En 1937, sous la couverture d’une bourse d’étude en histoire de l’art, il se rend à Erfurt, en Allemagne, pour collecter des informations sur la volonté d’annexion de l’Autriche par Hitler. Le Duce ne trouvera pas en lui son meilleur espion. L’année suivante, considéré par les autorités allemandes comme personne indésirable, il est expulsé.
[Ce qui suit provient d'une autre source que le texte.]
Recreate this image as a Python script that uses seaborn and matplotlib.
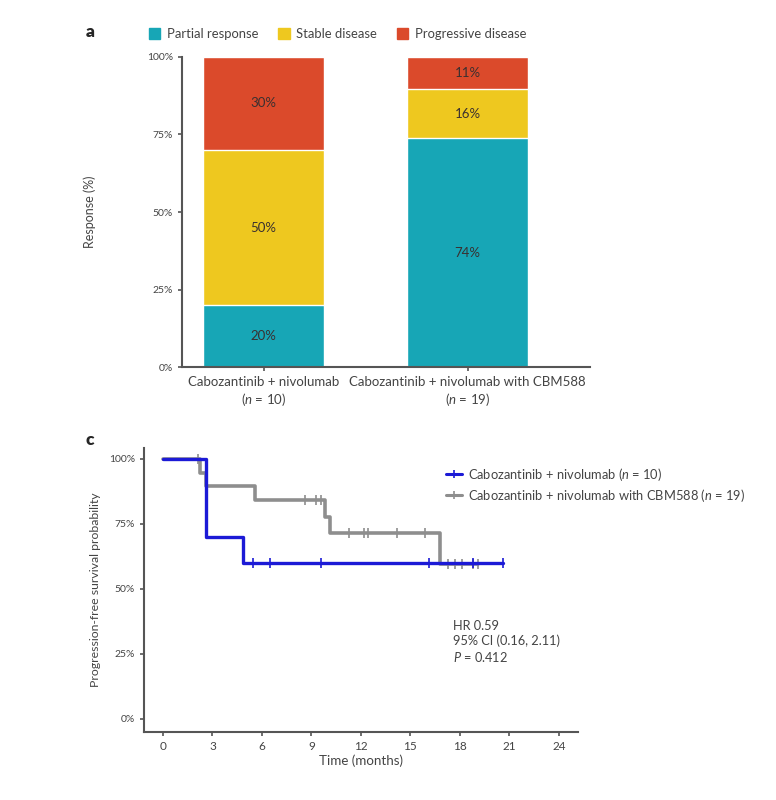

1938 marque le durcissement du régime de Mussolini. La promulgation des lois raciales et antisémites fait basculer Rodolfo Siviero dans une profonde aversion à l’égard des dictatures totalitaires qui scellent, en ces années, leur solide alliance. Les visées des nazis sur le patrimoine de son pays le choquent également. Le 7 mai 1938, Hitler est accueilli en grande pompe à Rome où les visites des musées et des monuments sont l’occasion de laisser libre cours à son admiration de l’Antiquité et de l’art italien. Un goût, pour ne pas dire une convoitise, de ses chefs-d’œuvre, qu’il partage avec son bras droit, Hermann Göring.
Pour l’assouvir et enrichir leur collection et celles du futur grand musée de Linz que projette Hitler, les deux hommes peuvent compter sur le prince de Hesse-Cassel. Ce membre de la grande noblesse allemande, gendre du roi d’Italie Victor-Emmanuel III, leur sert d’agent de liaison dans la péninsule, mais surtout de représentant sur le marché de l’art. Avec la complaisance des hiérarques fascistes et l’avidité d’antiquaires italiens, de nombreuses œuvres importantes sont achetées avant le début du conflit et exportées illégalement. Parmi elles, le célèbre Discobole Lancellotti acquis par Hitler en 1938 ou encore Léda Spiridon de l’école de Léonard de Vinci achetée par Göring.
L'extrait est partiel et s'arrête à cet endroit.